- [Work to complete]
Scan the lines below for the string "diagram" and report how many lines contain it, giving only the number.

++++ Extracted information

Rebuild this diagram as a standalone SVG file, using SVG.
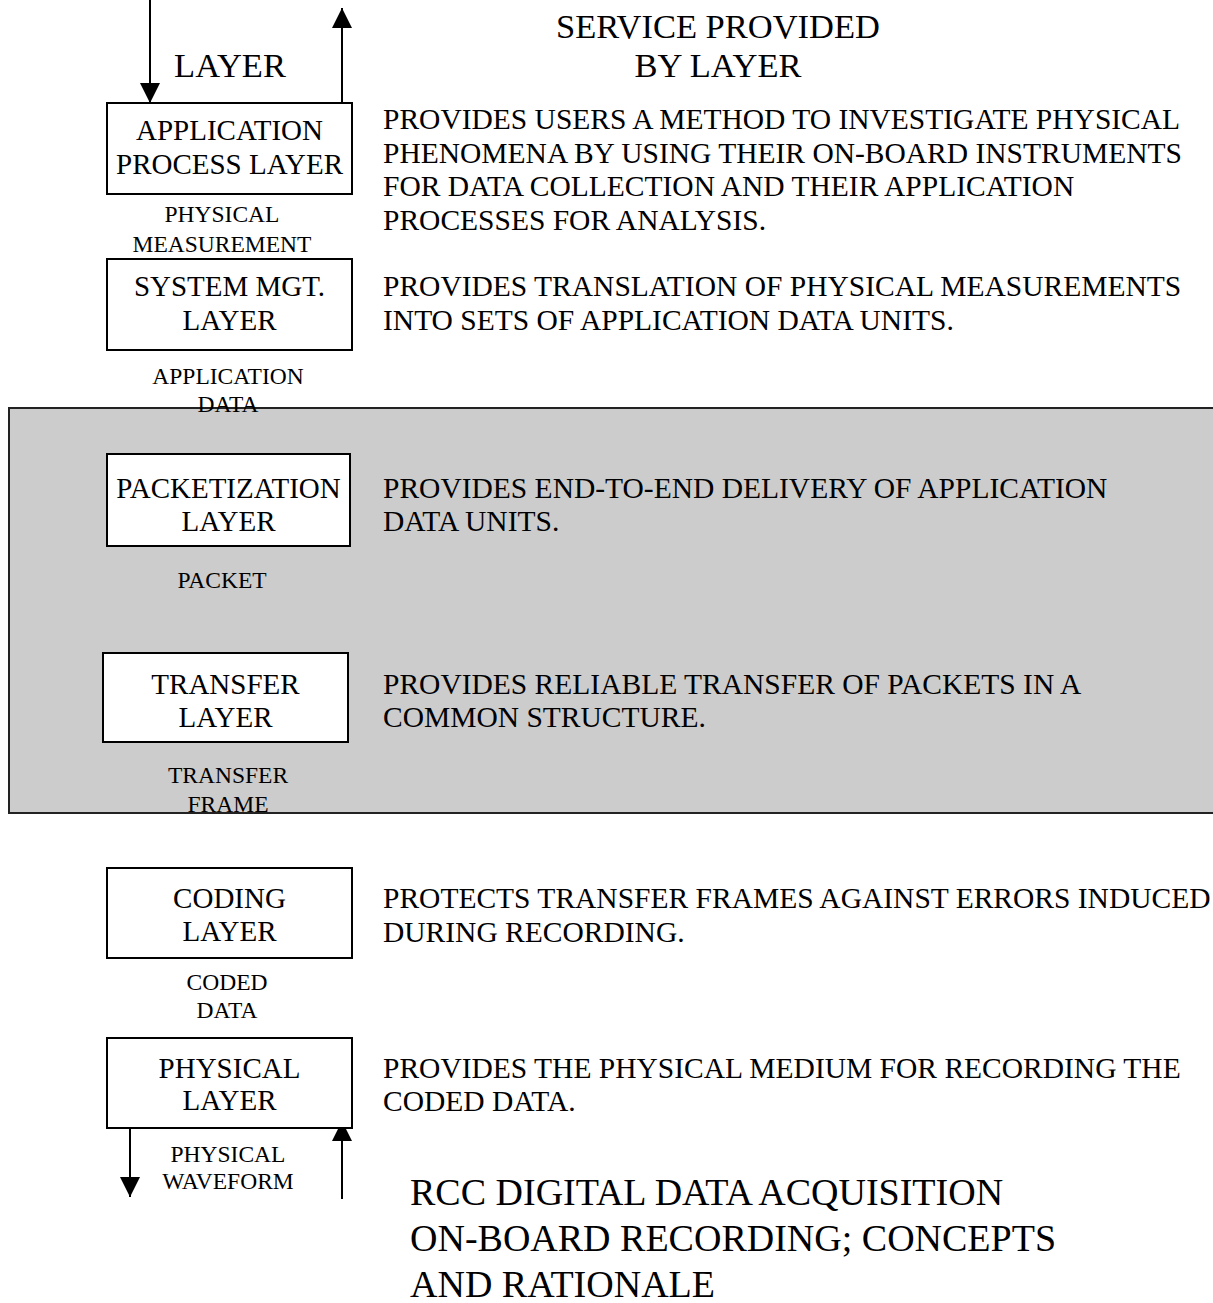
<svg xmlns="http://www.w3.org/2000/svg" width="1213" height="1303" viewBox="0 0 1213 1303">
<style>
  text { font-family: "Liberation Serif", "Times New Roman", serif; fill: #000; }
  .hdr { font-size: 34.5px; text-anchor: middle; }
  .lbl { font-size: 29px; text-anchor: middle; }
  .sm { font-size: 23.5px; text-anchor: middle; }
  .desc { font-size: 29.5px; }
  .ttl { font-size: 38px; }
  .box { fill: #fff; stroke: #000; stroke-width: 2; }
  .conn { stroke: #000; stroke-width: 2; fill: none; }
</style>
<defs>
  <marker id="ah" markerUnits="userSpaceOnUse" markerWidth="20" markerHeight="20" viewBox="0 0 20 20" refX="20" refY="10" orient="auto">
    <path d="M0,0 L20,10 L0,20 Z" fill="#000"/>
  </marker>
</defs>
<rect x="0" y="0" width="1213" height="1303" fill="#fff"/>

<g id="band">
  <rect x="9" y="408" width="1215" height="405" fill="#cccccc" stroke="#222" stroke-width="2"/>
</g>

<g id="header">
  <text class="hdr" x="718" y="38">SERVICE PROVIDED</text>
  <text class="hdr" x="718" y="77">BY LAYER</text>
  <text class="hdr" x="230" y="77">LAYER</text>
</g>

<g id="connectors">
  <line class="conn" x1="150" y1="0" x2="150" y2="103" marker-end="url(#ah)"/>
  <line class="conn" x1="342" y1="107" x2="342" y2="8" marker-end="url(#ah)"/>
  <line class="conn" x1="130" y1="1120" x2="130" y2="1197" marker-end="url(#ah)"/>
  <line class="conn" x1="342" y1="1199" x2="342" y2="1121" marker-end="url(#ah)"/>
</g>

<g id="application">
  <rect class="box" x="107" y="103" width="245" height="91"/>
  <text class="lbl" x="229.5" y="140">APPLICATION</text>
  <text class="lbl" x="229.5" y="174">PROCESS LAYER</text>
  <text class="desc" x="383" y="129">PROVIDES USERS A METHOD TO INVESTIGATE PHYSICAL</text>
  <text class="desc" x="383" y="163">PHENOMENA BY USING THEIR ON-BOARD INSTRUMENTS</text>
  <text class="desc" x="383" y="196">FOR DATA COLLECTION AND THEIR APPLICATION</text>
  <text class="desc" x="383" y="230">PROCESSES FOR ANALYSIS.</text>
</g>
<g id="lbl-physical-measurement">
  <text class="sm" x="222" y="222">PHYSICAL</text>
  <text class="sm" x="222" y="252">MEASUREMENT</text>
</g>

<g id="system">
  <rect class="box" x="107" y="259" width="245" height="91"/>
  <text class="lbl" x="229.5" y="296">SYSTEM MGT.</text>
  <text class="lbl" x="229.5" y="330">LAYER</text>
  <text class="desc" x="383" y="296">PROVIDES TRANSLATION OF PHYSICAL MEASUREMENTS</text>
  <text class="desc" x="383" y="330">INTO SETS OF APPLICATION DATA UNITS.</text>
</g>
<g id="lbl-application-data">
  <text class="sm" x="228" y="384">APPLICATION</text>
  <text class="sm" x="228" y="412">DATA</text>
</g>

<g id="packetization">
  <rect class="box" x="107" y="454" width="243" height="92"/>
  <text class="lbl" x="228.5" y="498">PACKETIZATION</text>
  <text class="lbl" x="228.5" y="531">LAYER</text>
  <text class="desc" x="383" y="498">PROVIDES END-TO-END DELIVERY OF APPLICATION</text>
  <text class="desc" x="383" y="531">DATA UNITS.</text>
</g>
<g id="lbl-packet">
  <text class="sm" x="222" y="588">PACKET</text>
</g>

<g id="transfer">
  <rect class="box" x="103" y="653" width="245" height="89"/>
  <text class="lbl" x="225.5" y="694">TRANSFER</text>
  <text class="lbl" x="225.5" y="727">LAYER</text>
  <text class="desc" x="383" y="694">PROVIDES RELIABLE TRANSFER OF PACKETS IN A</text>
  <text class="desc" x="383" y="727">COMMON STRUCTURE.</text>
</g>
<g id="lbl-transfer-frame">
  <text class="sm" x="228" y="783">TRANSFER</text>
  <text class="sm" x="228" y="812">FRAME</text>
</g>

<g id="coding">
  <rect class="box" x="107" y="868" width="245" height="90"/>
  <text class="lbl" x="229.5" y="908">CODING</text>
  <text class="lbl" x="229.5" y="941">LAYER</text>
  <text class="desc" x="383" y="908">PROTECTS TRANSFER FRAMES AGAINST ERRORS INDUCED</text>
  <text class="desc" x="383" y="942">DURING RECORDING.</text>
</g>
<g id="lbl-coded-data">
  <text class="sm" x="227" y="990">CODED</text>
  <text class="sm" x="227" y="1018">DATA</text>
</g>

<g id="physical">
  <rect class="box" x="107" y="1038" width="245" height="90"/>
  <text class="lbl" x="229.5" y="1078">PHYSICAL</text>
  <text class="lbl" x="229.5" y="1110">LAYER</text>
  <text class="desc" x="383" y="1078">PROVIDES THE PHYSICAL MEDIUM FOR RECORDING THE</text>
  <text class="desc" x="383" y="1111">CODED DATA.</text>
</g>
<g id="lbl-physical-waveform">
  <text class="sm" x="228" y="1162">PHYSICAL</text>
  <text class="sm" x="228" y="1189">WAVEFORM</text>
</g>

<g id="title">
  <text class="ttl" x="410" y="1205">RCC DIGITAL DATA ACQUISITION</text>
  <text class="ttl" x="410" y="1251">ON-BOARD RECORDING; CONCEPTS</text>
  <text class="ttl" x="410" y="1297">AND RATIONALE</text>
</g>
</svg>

++++++++
++++ Extracted information

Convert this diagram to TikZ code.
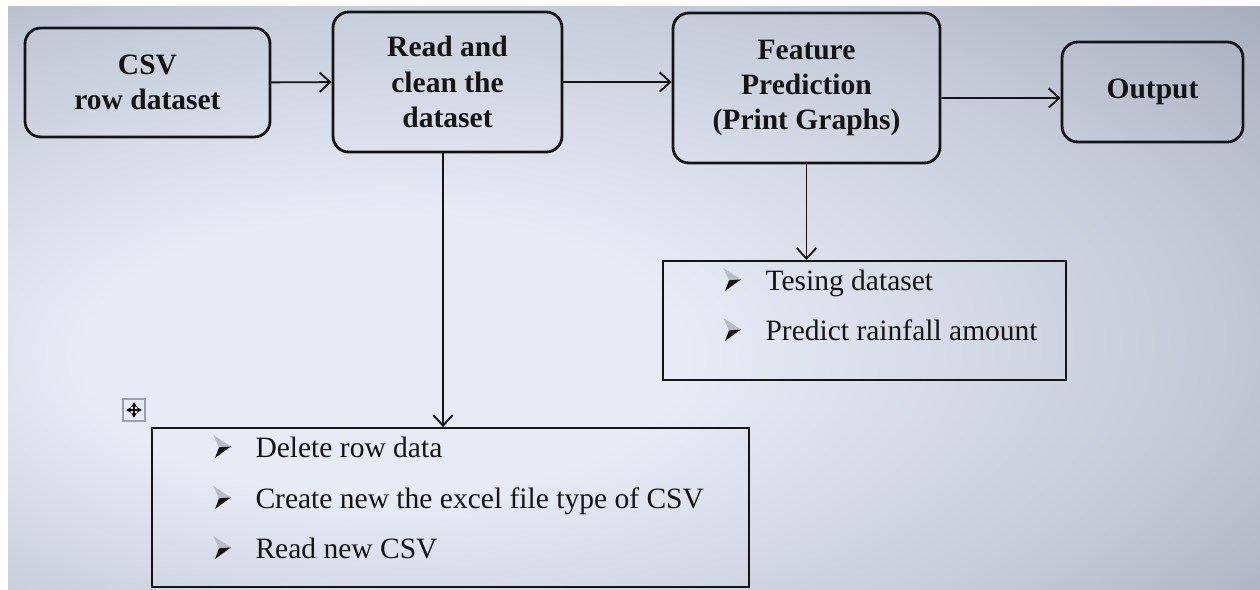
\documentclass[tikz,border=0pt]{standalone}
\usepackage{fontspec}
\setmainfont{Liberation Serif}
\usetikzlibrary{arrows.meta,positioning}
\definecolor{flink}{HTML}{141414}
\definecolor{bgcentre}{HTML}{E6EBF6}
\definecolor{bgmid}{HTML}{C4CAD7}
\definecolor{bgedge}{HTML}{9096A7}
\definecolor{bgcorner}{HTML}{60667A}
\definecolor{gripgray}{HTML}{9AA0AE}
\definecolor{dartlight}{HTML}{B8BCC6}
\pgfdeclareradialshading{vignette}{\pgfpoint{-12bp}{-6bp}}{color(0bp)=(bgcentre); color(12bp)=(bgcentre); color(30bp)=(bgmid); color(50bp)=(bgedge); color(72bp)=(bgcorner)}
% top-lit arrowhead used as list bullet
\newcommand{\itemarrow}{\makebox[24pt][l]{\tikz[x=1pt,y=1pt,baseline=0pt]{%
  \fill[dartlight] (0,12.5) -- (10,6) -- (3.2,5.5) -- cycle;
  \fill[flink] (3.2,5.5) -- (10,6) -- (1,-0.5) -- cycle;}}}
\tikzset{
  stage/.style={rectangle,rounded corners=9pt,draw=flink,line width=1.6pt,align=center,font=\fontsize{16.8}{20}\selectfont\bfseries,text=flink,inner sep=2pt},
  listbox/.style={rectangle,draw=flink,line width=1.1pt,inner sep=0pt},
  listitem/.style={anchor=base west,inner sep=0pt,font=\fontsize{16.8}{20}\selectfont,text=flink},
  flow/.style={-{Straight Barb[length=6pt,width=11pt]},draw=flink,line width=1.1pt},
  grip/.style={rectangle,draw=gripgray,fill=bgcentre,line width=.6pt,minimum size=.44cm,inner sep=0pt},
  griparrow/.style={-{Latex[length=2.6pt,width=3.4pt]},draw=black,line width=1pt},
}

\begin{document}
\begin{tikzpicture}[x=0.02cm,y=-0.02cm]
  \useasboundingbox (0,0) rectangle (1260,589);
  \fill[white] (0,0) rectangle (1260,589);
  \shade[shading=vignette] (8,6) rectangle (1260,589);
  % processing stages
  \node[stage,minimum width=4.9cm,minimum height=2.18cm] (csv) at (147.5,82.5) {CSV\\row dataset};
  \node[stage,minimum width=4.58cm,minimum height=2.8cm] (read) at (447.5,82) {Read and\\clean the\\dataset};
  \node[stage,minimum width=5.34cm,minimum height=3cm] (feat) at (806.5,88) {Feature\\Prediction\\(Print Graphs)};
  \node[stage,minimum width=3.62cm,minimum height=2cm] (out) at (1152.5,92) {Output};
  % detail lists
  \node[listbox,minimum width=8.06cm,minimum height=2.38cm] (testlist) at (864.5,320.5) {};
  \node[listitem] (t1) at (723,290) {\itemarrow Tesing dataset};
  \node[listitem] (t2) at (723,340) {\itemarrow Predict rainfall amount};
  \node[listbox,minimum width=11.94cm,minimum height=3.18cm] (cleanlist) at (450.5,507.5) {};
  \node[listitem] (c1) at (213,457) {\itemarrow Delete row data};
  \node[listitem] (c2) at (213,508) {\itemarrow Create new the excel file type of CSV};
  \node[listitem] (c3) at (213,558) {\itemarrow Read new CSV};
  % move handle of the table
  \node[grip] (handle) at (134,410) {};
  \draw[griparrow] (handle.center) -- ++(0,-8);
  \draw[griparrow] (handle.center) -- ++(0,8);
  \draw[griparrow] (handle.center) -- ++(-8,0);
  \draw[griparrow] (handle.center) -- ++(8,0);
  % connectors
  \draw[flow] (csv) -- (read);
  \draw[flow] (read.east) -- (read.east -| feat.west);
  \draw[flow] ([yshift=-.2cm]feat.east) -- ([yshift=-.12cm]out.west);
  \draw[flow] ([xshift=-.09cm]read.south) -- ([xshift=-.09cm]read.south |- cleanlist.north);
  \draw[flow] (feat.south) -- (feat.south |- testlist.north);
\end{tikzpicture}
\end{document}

++++++++

- [Solution]
2